Experts say a swim like this might not have been possible just a few decades ago.
“We’re in an era now where we have many more years where it would be tolerable, and fewer and fewer where it would be told cold to do this,” says Jay Austin, a U of M Duluth physics and astronomy professor who’s also been studying about changes in Lake Superior.
He says warmer air over the lake, especially in winter, is leading to warmer weather temperatures.
“We’re seeing significantly warmer waters now than we were 20 to 30 years ago, and that is entirely a response to climate change,” Austin says. “Just a few years ago, we had a year where it was in the 40s at this time of year, and that was a bit more common 20 or 30 years ago.”

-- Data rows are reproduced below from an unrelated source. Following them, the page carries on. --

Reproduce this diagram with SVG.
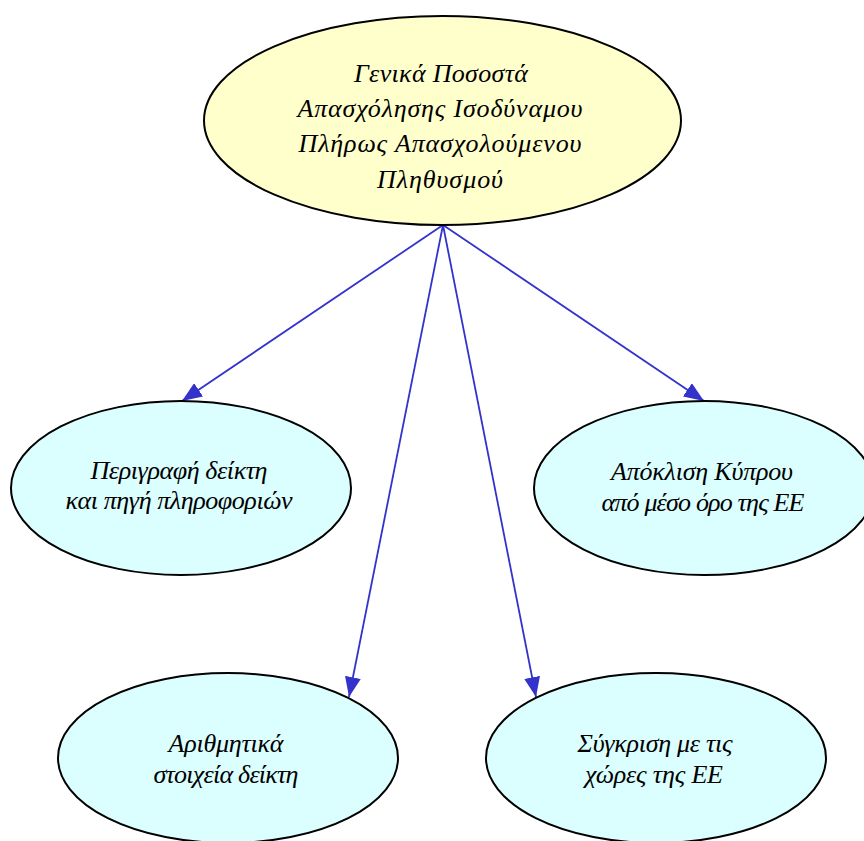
<svg xmlns="http://www.w3.org/2000/svg" width="864" height="841" viewBox="0 0 864 841">
<style>
.node ellipse{stroke:#000;stroke-width:2}
.root ellipse{fill:#FFFFCC}
.leaf ellipse{fill:#DBFFFF}
text{font-family:"Liberation Serif","DejaVu Serif",serif;font-style:italic;font-size:26px;fill:#000;text-anchor:middle}
.edge{stroke:#3333CC;stroke-width:1.8;fill:none;marker-end:url(#ah)}
</style>
<defs>
<marker id="ah" markerUnits="userSpaceOnUse" markerWidth="20" markerHeight="16" refX="20" refY="8" orient="auto" viewBox="0 0 20 16">
<path d="M0,0 L20,8 L0,16 z" fill="#3333CC"/>
</marker>
</defs>
<rect width="864" height="841" fill="#fff"/>
<g id="connectors">
<line class="edge" x1="443" y1="225" x2="182" y2="401"/>
<line class="edge" x1="443" y1="225" x2="349" y2="697"/>
<line class="edge" x1="443" y1="225" x2="536" y2="697"/>
<line class="edge" x1="443" y1="225" x2="704" y2="401"/>
</g>
<g id="root" class="node root">
<ellipse cx="442.5" cy="120.5" rx="238.5" ry="104.5"/>
<text x="441" y="81.5" textLength="174" lengthAdjust="spacing">Γενικά Ποσοστά</text>
<text x="440" y="117" textLength="285" lengthAdjust="spacing">Απασχόλησης Ισοδύναμου</text>
<text x="440" y="152" textLength="283" lengthAdjust="spacing">Πλήρως Απασχολούμενου</text>
<text x="440" y="187.5" textLength="126" lengthAdjust="spacing">Πληθυσμού</text>
</g>
<g id="n-perigrafi" class="node leaf">
<ellipse cx="181" cy="488" rx="170" ry="87"/>
<text x="179" y="478.5" textLength="177" lengthAdjust="spacing">Περιγραφή δείκτη</text>
<text x="179" y="509" textLength="227" lengthAdjust="spacing">και πηγή πληροφοριών</text>
</g>
<g id="n-apoklisi" class="node leaf">
<ellipse cx="704" cy="488" rx="170" ry="87"/>
<text x="702" y="479.5" textLength="182" lengthAdjust="spacing">Απόκλιση Κύπρου</text>
<text x="703" y="510.5" textLength="203" lengthAdjust="spacing">από μέσο όρο της ΕΕ</text>
</g>
<g id="n-arithmitika" class="node leaf">
<ellipse cx="228" cy="758" rx="170" ry="85"/>
<text x="226" y="752" textLength="115" lengthAdjust="spacing">Αριθμητικά</text>
<text x="226" y="782.5" textLength="145" lengthAdjust="spacing">στοιχεία δείκτη</text>
</g>
<g id="n-sygkrisi" class="node leaf">
<ellipse cx="656" cy="758" rx="170" ry="85"/>
<text x="655" y="752" textLength="155" lengthAdjust="spacing">Σύγκριση με τις</text>
<text x="654" y="782.5" textLength="138" lengthAdjust="spacing">χώρες της ΕΕ</text>
</g>
</svg>
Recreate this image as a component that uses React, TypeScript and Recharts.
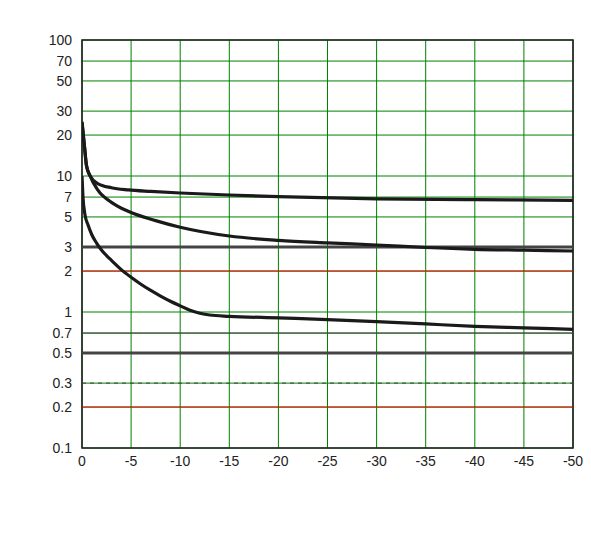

Hamline University’s Center for Global Environmental Education says Lake Superior’s temperature has risen about five degrees since the late 1990s, and is one of the fastest warming lakes in the world.
The center, which provided the boats to watch over the swimmers, is making a documentary about the relay and how Lake Superior is changing.
Baetzold says he’s noticed the difference, too.
“People have told me stories from 57 years ago when they’d swim in it, and it’d be frigidly cold everywhere,” he says. “And now, there’s warm spots in it, algae blooms. I’ve even gotten in it when it’s 70 degrees on the 4th of July.”
Baetzold says conditions were much chillier this time.
The team finished in about 23 hours.
He hopes this swim will raise awareness about the lake’s condition, but agrees that cold-weather swimming isn’t for everyone.
“Whenever you do anything that’s out of the norm, people think you’re crazy,” he smiles. “But I enjoy it. Maybe I think they’re crazy for not doing anything like this.”
The team has a total of 75 years of experience with marathon swims in oceans, rivers and large lakes.
Miller emphasizes everyone should take precautions when taking to the water in Lake Superior.
“We should encourage more careful swimming, not more swimming,” he says.
Baetzold says his next challenge will be to attempt to swim the English Channel — about 21 miles across — in July 2025, where the temperature can be as cold as 56 degrees.
Not a problem for him, he says.
“It’s kind of like a cold day when you come in and heat up, or the opposite, when you’re really hot and you come into the air-conditioned room and you’re cooling off,” he says. “It feels good. It helps me to sleep at night and it’s just good for exercise.”